Draw this graph I outlined. Think about where the markets are for tools for privacy and untraceability. Realize that many of the "far out' sweet spot applications are not necessarily immoral: think of freedom fighters in communist-controlled regimes, think of distribution of birth control information in Islamic countries, think of Jews hiding their assets in Swiss bank accounts, think of revolutionaries overthrowing bad governments, think of people avoiding unfair or confiscatory taxes, think of people selling their expertise when some guild says they are forbidden to.
Most of all, think about why so many efforts to deploy digital cash or untraceability tools have essentially failed due to a failure of nerve, a failure to go for the brass ring.
Almost all common consumer financial instruments began life as tools for business or the wealthy (e.g., credit cards for businessmen and traveller's cheques to replace cumbersome letters of introduction and credit for wealthy travelers in the late 19th century). In that light, focusing an entirely new financial instrument on consumers is not at all an obvious play.
> What else can we extract? Well, we can see the cash flow to the
> organisation. So a competitor can work out how much money e-gold are
> making, which is why companies generally don't like doing this. (But,
> don't kid yourself, a savvy business plan writer can work it out
> anyway, close enough.)
It would be interesting to see this published as well.
It's an interesting analysis, but it's fundamentally flawed. Time doesn't permit a full dissection, but here's a quick list of shortfalls.
1. Governance. Most threats to systems take place from within. Digital cash systems - specifically, blinded tokens - fall to insider attacks. The best way to cope with these attacks is traceability, which leads you away from blinded and across to nymous.
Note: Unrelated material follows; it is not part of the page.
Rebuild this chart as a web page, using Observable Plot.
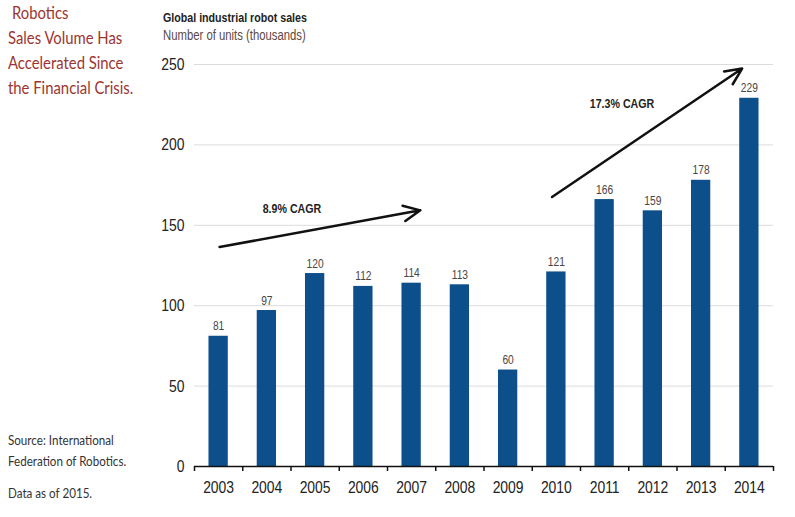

2. Business structure. Businesses set up to deliver privacy all fail simply because it is a feature, not a foundation. Those guys flying to Caymens didn't fly to buy a privacy product, they went to buy a banking product. One with a privacy feature. So, first and foremost, payment systems have to deliver safe payments, and later on they can think about privacy. See 1. above. Also see FC7, whereby layer 7 is the application, and layer 6 is the mere payment system.
3. Privacy is integral with traffic analysis. In fact, in pretty much all cases of successful privacy, it works by hiding in the noise. And, it can do so successfully without much in the way of crypto or other stuff. The import of this is that a business has to sell a thousand other transactions in order to sell one private one. So it is a payment systems business, not a privacy business. And, it makes its money off the people who aren't paying for privacy. So why bother?
4. A private transaction is a risky one - it involves a tiny fee (!) for a high potential cost. If one can identify the people who want really private transactions, one has also identified the people who will incur the business high costs. Generally, much higher than the transaction was worth.